In this short article, you will learn to check convergence and its assessment in the SimScale Workbench.

## 1. Check the Convergence Plots

The convergence plots section should be the first starting point to check the convergence of your simulation. These plots will help you to understand the global and local imbalances in a CFD simulation.

### 1.1 Check the Residuals

In an iterative solution, residuals are the solution imbalances. For numerical accuracy, you should expect residuals to be as small as possible. Usually, residuals below 1e-3 is a good starting point to move to the next check.

The residual plot also gives an idea regarding the stability of a solution. Observing sudden spikes shows that the solution encountered problems. The results of such simulations are not reliable.

### 1.2 Check the Convergence Plots for Boundary Conditions

The convergence plots for boundary conditions are grouped as *Domain*, *Inlets*, *Outlets*, and *Walls*. **Each convergence plot represents the average of each variable for every iteration, normalized to a range from 0 to 1**. If your *residual plot* shows a bad convergence and you wonder why, you can check convergence plots for the domain, inlets, outlets, and walls. Let’s check the following example:

The first picture presents convergence for the whole domain. *U_x* (velocity in x-axis) seems slightly fluctuating. *T* (temperature) is stable but keeps reducing. This does not show any stability issue but only shows that the temperature inside the domain is not converged yet. Consequently, more iterations are needed. Other parameters look stable.

*Walls *and *Inlets *convergence plots also look good. Small fluctuations at the inlets can be ignored.

*Outlets *convergence plot shows some serious issues. High fluctuations are observed in pressure and velocity values. This is a clear indicator that boundary conditions or the mesh quality might be responsible for numerical issues at the outlets.

Let’s check the *Outlets* convergence plot of a successful simulation. The example below shows that the flow at the outlets was initially unstable, but after approximately 800 iterations, the stability is achieved:

## 2. Check the Result Control Items

In an iterative solution, the calculation process starts with initial estimations of quantities (pressure, velocity, temperature, etc.). In every iteration, quantities are updated with respect to the previous iteration results. In a converged* steady state* solution, one should expect to see that those quantities come to a level and don’t change anymore.

In SimScale, the best way to check the convergence of a quantity of interest is to use result control items. You can see more information about the result control on this page.

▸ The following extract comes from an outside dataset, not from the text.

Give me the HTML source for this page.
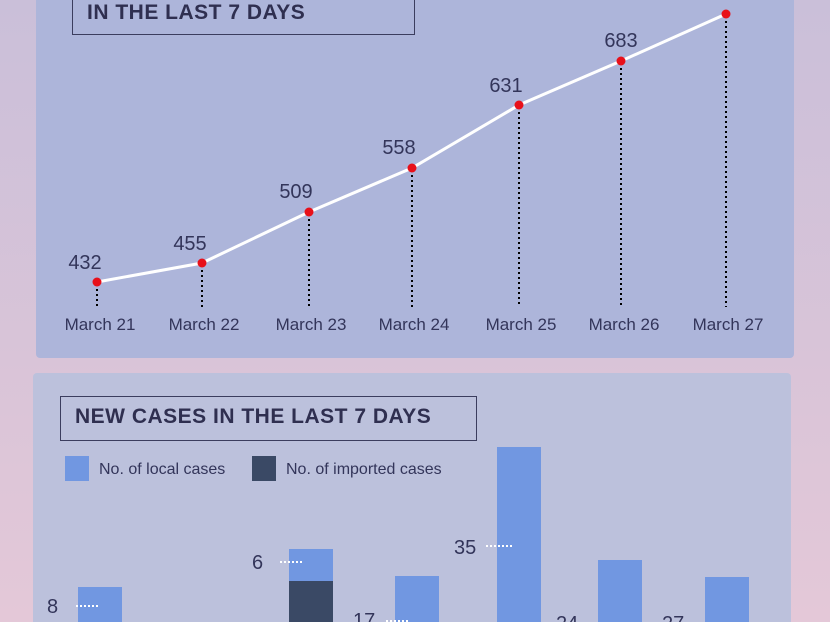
<!DOCTYPE html>
<html style="overflow:hidden;height:622px"><head><style>
body{margin:0;width:830px;height:622px;overflow:hidden;background:linear-gradient(#cabfd9,#e4c8d8);font-family:"Liberation Sans",sans-serif;position:relative}
.p{position:absolute}
</style></head><body>
<div class="p" style="left:36px;top:-10px;width:758px;height:368px;background:#adb5da;border-radius:4px"></div>
<div class="p" style="left:33px;top:373px;width:758px;height:249px;background:#bcc1dc;border-radius:4px 4px 0 0"></div>
<div class="p" style="left:72px;top:-10px;width:341px;height:43px;border:1.5px solid #3b3d5e"></div>
<div class="p" style="left:87px;top:1px;font-weight:bold;font-size:21px;color:#2f2f50;letter-spacing:0.5px">IN THE LAST 7 DAYS</div>
<div class="p" style="left:60px;top:396px;width:415px;height:43px;border:1.5px solid #3b3d5e"></div>
<div class="p" style="left:75px;top:405px;font-weight:bold;font-size:21px;color:#2f2f50;letter-spacing:0.5px">NEW CASES IN THE LAST 7 DAYS</div>
<svg class="p" style="left:0;top:0" width="830" height="622">
<g stroke="#000" stroke-width="2" stroke-dasharray="2,3">
<line x1="97" y1="284" x2="97" y2="307"/><line x1="202" y1="265" x2="202" y2="307"/><line x1="309" y1="214" x2="309" y2="307"/><line x1="412" y1="170" x2="412" y2="307"/><line x1="519" y1="107" x2="519" y2="307"/><line x1="621" y1="63" x2="621" y2="307"/><line x1="726" y1="16" x2="726" y2="307"/>
</g>
<polyline points="97,282 202,263 309,212 412,168 519,105 621,61 726,14" fill="none" stroke="#fff" stroke-width="3"/>
<g fill="#e8101a"><circle cx="97" cy="282" r="4.5"/><circle cx="202" cy="263" r="4.5"/><circle cx="309" cy="212" r="4.5"/><circle cx="412" cy="168" r="4.5"/><circle cx="519" cy="105" r="4.5"/><circle cx="621" cy="61" r="4.5"/><circle cx="726" cy="14" r="4.5"/></g>
<g font-family="Liberation Sans" font-size="20" fill="#33355a" text-anchor="middle">
<text x="85" y="269">432</text><text x="190" y="250">455</text><text x="296" y="198">509</text><text x="399" y="154">558</text><text x="506" y="92">631</text><text x="621" y="47">683</text>
</g>
<g font-family="Liberation Sans" font-size="17" fill="#33355a" text-anchor="middle">
<text x="100" y="330">March 21</text><text x="204" y="330">March 22</text><text x="311" y="330">March 23</text><text x="414" y="330">March 24</text><text x="521" y="330">March 25</text><text x="624" y="330">March 26</text><text x="728" y="330">March 27</text>
</g>
<rect x="65" y="456" width="24" height="25" fill="#7197e1"/>
<rect x="252" y="456" width="24" height="25" fill="#3a4965"/>
<g font-family="Liberation Sans" font-size="16" fill="#33355a"><text x="99" y="474">No. of local cases</text><text x="286" y="474">No. of imported cases</text></g>
<g fill="#7197e1">
<rect x="78" y="587" width="44" height="40"/><rect x="289" y="549" width="44" height="80"/><rect x="395" y="576" width="44" height="50"/><rect x="497" y="447" width="44" height="180"/><rect x="598" y="560" width="44" height="70"/><rect x="705" y="577" width="44" height="50"/>
</g>
<rect x="289" y="581" width="44" height="45" fill="#3a4965"/>
<g stroke="#fff" stroke-width="2" stroke-dasharray="2,2">
<line x1="76" y1="606" x2="100" y2="606"/><line x1="280" y1="562" x2="304" y2="562"/><line x1="386" y1="621" x2="410" y2="621"/><line x1="486" y1="546" x2="513" y2="546"/>
</g>
<g font-family="Liberation Sans" font-size="20" fill="#33355a">
<text x="47" y="613">8</text><text x="252" y="569">6</text><text x="353" y="627">17</text><text x="454" y="554">35</text><text x="556" y="630">24</text><text x="662" y="630">27</text>
</g>
</svg>
</body></html>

The following graph belongs to a pressure drop simulation. The *quantity of interest* for this simulation is the pressure difference. First, the simulation was performed for 300 iterations, and area average pressure values at the inlet and outlet were re calculated:

While the pressure on one surface is stable at 0 \(Pa\) (outlet), the other one is close to 150 \(Pa\) and yet is not converged. The result cannot be trusted and further iterations are needed until the quantity is converged.

Just click on the simulation run. You will see the “**Continue to run**” icon. In this example, we ran the simulation until 1000 iterations.

Results show that the inlet pressure value is converged around 500 iterations. Both convergence plot, as well as the plot for the quantity of interest, are converged. Finally, you can monitor the solution fields to check if the results look realistic.